So how would source lan ever be an input into your wan interface? The complete lack of logic when people start clicking on shit just blows my mind ;)
hahaha, yeh I'm pretty fresh with hardcore firewalling and networking in general. I understand the principles and I've run some pretty massive AV/automation networks in the past, but never had to actually build anything from scratch like this before and never more than what is needed for an AV/automate network. The most advanced things I did were: configure a few VLANS, tag/untagged some ports, turn on IGMP snooping for multicast traffic and setup some static routes, forwarded some ports, setup a basic snmp and a winbox terminal. that's just about it in terms of actual networking. Plus the routers we were using weren't exactly cisco so turning on icmp is simply nothing I have ever thought was necessary. Cool basic feature though, especially for a firewall.
So the logic there was that I want source LAN to destination WAN, I hadn't started testing that so that doesn't really matter for this…. but of course; port forwarding. that would've fuckd me. silly brain. thanks.
I've added an ICMP rule to my WAN port (will take it off when finished testing) and whatayaknow; it pings. like I said, I really didn't expect that to be something needing configuration. It seems I have drastically under-estimated the amount of control allowed in pfsense, now that I know that I have a much broader scope of what is possible and what needs consideration.

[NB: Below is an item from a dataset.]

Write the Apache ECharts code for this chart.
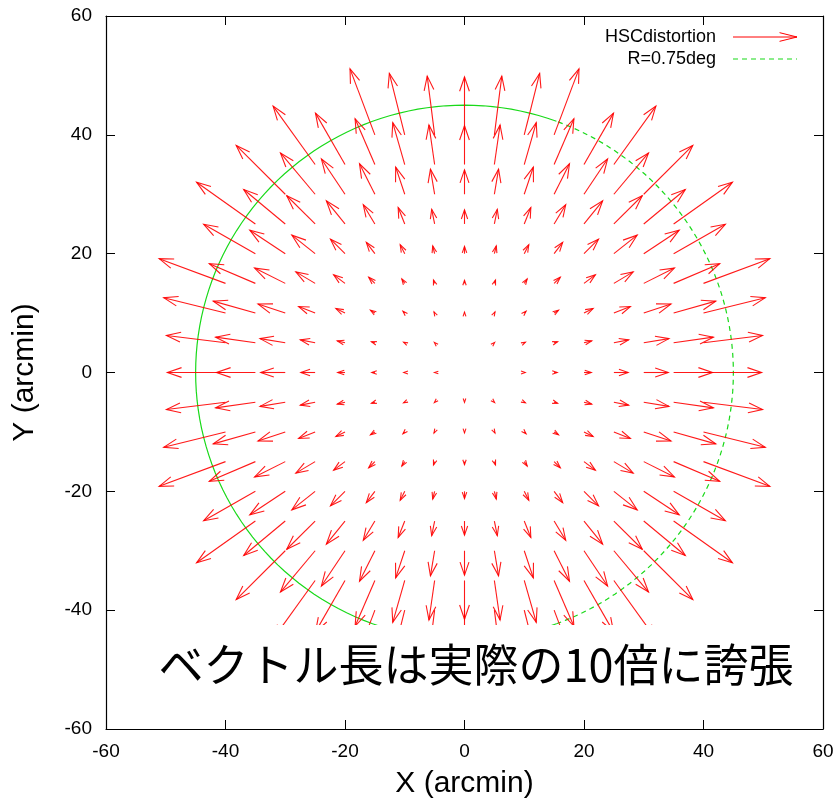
<!DOCTYPE html>
<html><head><meta charset="utf-8">
<script src="https://cdn.jsdelivr.net/npm/echarts@6/dist/echarts.min.js"></script>
<style>html,body{margin:0;padding:0;background:#fff}#c{width:838px;height:799px}</style>
</head><body><div id="c"></div><script>
const _ = null;
// grid positions of the vector tails (arcmin)
const gridX = [-40,-35,-30,-25,-20,-15,-10,-5,0,5,10,15,20,25,30,35,40];
const gridY = [40,35,30,25,20,15,10,5,0,-5,-10,-15,-20,-25,-30,-35,-40];
// vector components (arcmin, already magnified x10), rows follow gridY, columns follow gridX
const dX = [
 [_,_,_,_,_,-4.16,-2.58,-1.24,0,1.24,2.58,4.16,_,_,_,_,_],
 [_,_,_,-7.03,-4.94,-3.31,-2.01,-0.95,0,0.95,2.01,3.31,4.94,7.03,_,_,_],
 [_,_,-8.21,-5.80,-3.95,-2.57,-1.52,-0.70,0,0.70,1.52,2.57,3.95,5.80,8.21,_,_],
 [_,-9.84,-6.95,-4.75,-3.12,-1.94,-1.10,-0.49,0,0.49,1.10,1.94,3.12,4.75,6.95,9.84,_],
 [_,-8.65,-5.93,-3.90,-2.43,-1.43,-0.76,-0.32,0,0.32,0.76,1.43,2.43,3.90,5.93,8.65,_],
 [-11.10,-7.71,-5.13,-3.23,-1.90,-1.03,-0.49,-0.19,0,0.19,0.49,1.03,1.90,3.23,5.13,7.71,11.10],
 [-10.34,-7.05,-4.56,-2.76,-1.52,-0.74,-0.30,-0.10,0,0.10,0.30,0.74,1.52,2.76,4.56,7.05,10.34],
 [-9.88,-6.65,-4.22,-2.47,-1.29,-0.57,-0.19,-0.04,_,0.04,0.19,0.57,1.29,2.47,4.22,6.65,9.88],
 [-9.73,-6.52,-4.10,-2.38,-1.22,-0.51,-0.15,-0.02,_,_,0.15,0.51,1.22,2.38,4.10,6.52,9.73],
 [-9.88,-6.65,-4.22,-2.47,-1.29,-0.57,-0.19,-0.04,0,0.04,0.19,0.57,1.29,2.47,4.22,6.65,9.88],
 [-10.34,-7.05,-4.56,-2.76,-1.52,-0.74,-0.30,-0.10,0,0.10,0.30,0.74,1.52,2.76,4.56,7.05,10.34],
 [-11.10,-7.71,-5.13,-3.23,-1.90,-1.03,-0.49,-0.19,0,0.19,0.49,1.03,1.90,3.23,5.13,7.71,11.10],
 [_,-8.65,-5.93,-3.90,-2.43,-1.43,-0.76,-0.32,0,0.32,0.76,1.43,2.43,3.90,5.93,8.65,_],
 [_,-9.84,-6.95,-4.75,-3.12,-1.94,-1.10,-0.49,0,0.49,1.10,1.94,3.12,4.75,6.95,9.84,_],
 [_,_,-8.21,-5.80,-3.95,-2.57,-1.52,-0.70,0,0.70,1.52,2.57,3.95,5.80,8.21,_,_],
 [_,_,_,-7.03,-4.94,-3.31,-2.01,-0.95,0,0.95,2.01,3.31,4.94,7.03,_,_,_],
 [_,_,_,_,_,-4.16,-2.58,-1.24,0,1.24,2.58,4.16,_,_,_,_,_]
];
const dY = [
 [_,_,_,_,_,11.10,10.34,9.88,9.73,9.88,10.34,11.10,_,_,_,_,_],
 [_,_,_,9.84,8.65,7.71,7.05,6.65,6.52,6.65,7.05,7.71,8.65,9.84,_,_,_],
 [_,_,8.21,6.95,5.93,5.13,4.56,4.22,4.10,4.22,4.56,5.13,5.93,6.95,8.21,_,_],
 [_,7.03,5.80,4.75,3.90,3.23,2.76,2.47,2.38,2.47,2.76,3.23,3.90,4.75,5.80,7.03,_],
 [_,4.94,3.95,3.12,2.43,1.90,1.52,1.29,1.22,1.29,1.52,1.90,2.43,3.12,3.95,4.94,_],
 [4.16,3.31,2.57,1.94,1.43,1.03,0.74,0.57,0.51,0.57,0.74,1.03,1.43,1.94,2.57,3.31,4.16],
 [2.58,2.01,1.52,1.10,0.76,0.49,0.30,0.19,0.15,0.19,0.30,0.49,0.76,1.10,1.52,2.01,2.58],
 [1.24,0.95,0.70,0.49,0.32,0.19,0.10,0.04,_,0.04,0.10,0.19,0.32,0.49,0.70,0.95,1.24],
 [0,0,0,0,0,0,0,0,_,_,0,0,0,0,0,0,0],
 [-1.24,-0.95,-0.70,-0.49,-0.32,-0.19,-0.10,-0.04,-0.02,-0.04,-0.10,-0.19,-0.32,-0.49,-0.70,-0.95,-1.24],
 [-2.58,-2.01,-1.52,-1.10,-0.76,-0.49,-0.30,-0.19,-0.15,-0.19,-0.30,-0.49,-0.76,-1.10,-1.52,-2.01,-2.58],
 [-4.16,-3.31,-2.57,-1.94,-1.43,-1.03,-0.74,-0.57,-0.51,-0.57,-0.74,-1.03,-1.43,-1.94,-2.57,-3.31,-4.16],
 [_,-4.94,-3.95,-3.12,-2.43,-1.90,-1.52,-1.29,-1.22,-1.29,-1.52,-1.90,-2.43,-3.12,-3.95,-4.94,_],
 [_,-7.03,-5.80,-4.75,-3.90,-3.23,-2.76,-2.47,-2.38,-2.47,-2.76,-3.23,-3.90,-4.75,-5.80,-7.03,_],
 [_,_,-8.21,-6.95,-5.93,-5.13,-4.56,-4.22,-4.10,-4.22,-4.56,-5.13,-5.93,-6.95,-8.21,_,_],
 [_,_,_,-9.84,-8.65,-7.71,-7.05,-6.65,-6.52,-6.65,-7.05,-7.71,-8.65,-9.84,_,_,_],
 [_,_,_,_,_,-11.10,-10.34,-9.88,-9.73,-9.88,-10.34,-11.10,_,_,_,_,_]
];
const axisMin = -60, axisMax = 60, axisStep = 20;
const circleRadius = 45; // R = 0.75 deg
const legendNames = ['HSCdistortion', 'R=0.75deg'];
const xName = 'X (arcmin)', yName = 'Y (arcmin)';
const noteText = 'ベクトル長は実際の10倍に誇張';

const RED = '#ff0000', GREEN = '#19d919';
const FONT = '"Liberation Sans", Arial, Helvetica, sans-serif';

const vectors = [];
for (let r = 0; r < gridY.length; r++) {
  for (let c = 0; c < gridX.length; c++) {
    if (dX[r][c] === null || dY[r][c] === null) continue;
    vectors.push([gridX[c], gridY[r], dX[r][c], dY[r][c]]);
  }
}
// circle outline (solid on the left part, dashed on the right part as in the original)
const circSolid = [], circDash = [];
for (let d = 70; d <= 290; d += 2) {
  const a = d * Math.PI / 180;
  circSolid.push([circleRadius * Math.cos(a), circleRadius * Math.sin(a)]);
}
for (let d = -70; d <= 70; d += 2) {
  const a = d * Math.PI / 180;
  circDash.push([circleRadius * Math.cos(a), circleRadius * Math.sin(a)]);
}

function headPoints(tip, ux, uy, h, deg) {
  const a = (deg || 19) * Math.PI / 180, ca = Math.cos(a), sa = Math.sin(a);
  const bx = -ux, by = -uy;
  return [
    [tip[0] + h * (bx * ca - by * sa), tip[1] + h * (bx * sa + by * ca)],
    tip,
    [tip[0] + h * (bx * ca + by * sa), tip[1] + h * (-bx * sa + by * ca)]
  ];
}

const chart = echarts.init(document.getElementById('c'), null, {renderer: 'canvas'});
const axisCommon = {
  type: 'value', min: axisMin, max: axisMax, interval: axisStep,
  splitLine: {show: false},
  axisLine: {show: true, onZero: false, lineStyle: {color: '#000', width: 1.2}},
  axisTick: {show: true, inside: true, length: 9, lineStyle: {color: '#000'}},
};
const option = {
  backgroundColor: '#fff',
  animation: false,
  grid: {left: 106, right: 15, top: 16, bottom: 70, containLabel: false, outerBoundsMode: 'none'},
  xAxis: [
    Object.assign({}, axisCommon, {position: 'bottom', name: xName, nameLocation: 'middle', nameGap: 40,
      nameTextStyle: {fontFamily: FONT, fontSize: 30, color: '#000'},
      axisLabel: {fontFamily: FONT, fontSize: 19, color: '#000', margin: 13}}),
    Object.assign({}, axisCommon, {position: 'top', axisLabel: {show: false}})
  ],
  yAxis: [
    Object.assign({}, axisCommon, {position: 'left', name: yName, nameLocation: 'middle', nameGap: 66,
      nameTextStyle: {fontFamily: FONT, fontSize: 30, color: '#000'},
      axisLabel: {fontFamily: FONT, fontSize: 19, color: '#000', margin: 14}}),
    Object.assign({}, axisCommon, {position: 'right', axisLabel: {show: false}})
  ],
  series: [
    {
      type: 'custom', name: legendNames[0], xAxisIndex: 0, yAxisIndex: 0,
      data: vectors, encode: {x: 0, y: 1}, clip: false, z: 3,
      renderItem: function (params, api) {
        const x = api.value(0), y = api.value(1), dx = api.value(2), dy = api.value(3);
        const p0 = api.coord([x, y]), p1 = api.coord([x + dx, y + dy]);
        const vx = p1[0] - p0[0], vy = p1[1] - p0[1];
        const len = Math.hypot(vx, vy) || 1e-6;
        const ux = vx / len, uy = vy / len;
        const h = Math.min(15, 4 + 0.4 * len);
        return {
          type: 'group', children: [
            {type: 'line', shape: {x1: p0[0], y1: p0[1], x2: p1[0], y2: p1[1]},
             style: {stroke: RED, lineWidth: 1.1, opacity: 0.9}},
            {type: 'polyline', shape: {points: headPoints(p1, ux, uy, h, 19)},
             style: {stroke: RED, fill: null, lineWidth: 1.1, opacity: 0.9}}
          ]
        };
      }
    },
    {
      type: 'line', name: legendNames[1], data: circSolid, showSymbol: false, symbol: 'none',
      lineStyle: {color: GREEN, width: 1.2}, z: 2, silent: true
    },
    {
      type: 'line', name: legendNames[1] + ' ', data: circDash, showSymbol: false, symbol: 'none',
      lineStyle: {color: GREEN, width: 1.2, type: [5, 4]}, z: 2, silent: true
    }
  ],
  graphic: [
    {type: 'text', x: 716, y: 37, z: 50,
     style: {text: legendNames[0], font: '18px ' + FONT, fill: '#000', align: 'right', verticalAlign: 'middle'}},
    {type: 'line', z: 50, shape: {x1: 733, y1: 37, x2: 797, y2: 37}, style: {stroke: RED, lineWidth: 1}},
    {type: 'polyline', z: 50, shape: {points: headPoints([797, 37], 1, 0, 18, 14)}, style: {stroke: RED, fill: null, lineWidth: 1}},
    {type: 'text', x: 716, y: 59, z: 50,
     style: {text: legendNames[1], font: '18px ' + FONT, fill: '#000', align: 'right', verticalAlign: 'middle'}},
    {type: 'line', z: 50, shape: {x1: 733, y1: 59, x2: 797, y2: 59}, style: {stroke: GREEN, lineWidth: 1.2, lineDash: [5, 4]}},
    {type: 'rect', z: 60, shape: {x: 137, y: 625, width: 684, height: 77}, style: {fill: '#fff', stroke: null}},
    {type: 'text', z: 61, x: 476, y: 665,
     style: {text: noteText, font: '45px "Noto Sans CJK JP", sans-serif', fill: '#000', align: 'center', verticalAlign: 'middle'}}
  ]
};
chart.setOption(option);
</script></body></html>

So did you turn off nat? if your going to be using this internally. If then you have to create port forward not just open up a firewall rule.
oops… it's turned off now... yeh, so all good with the port forwarding. Thanks though, I will definitely have a re-think of how I approach this project now that I have completed the initial fresh-project-sanity-check phase.
Thanks so much for the reply, really appreciate the input!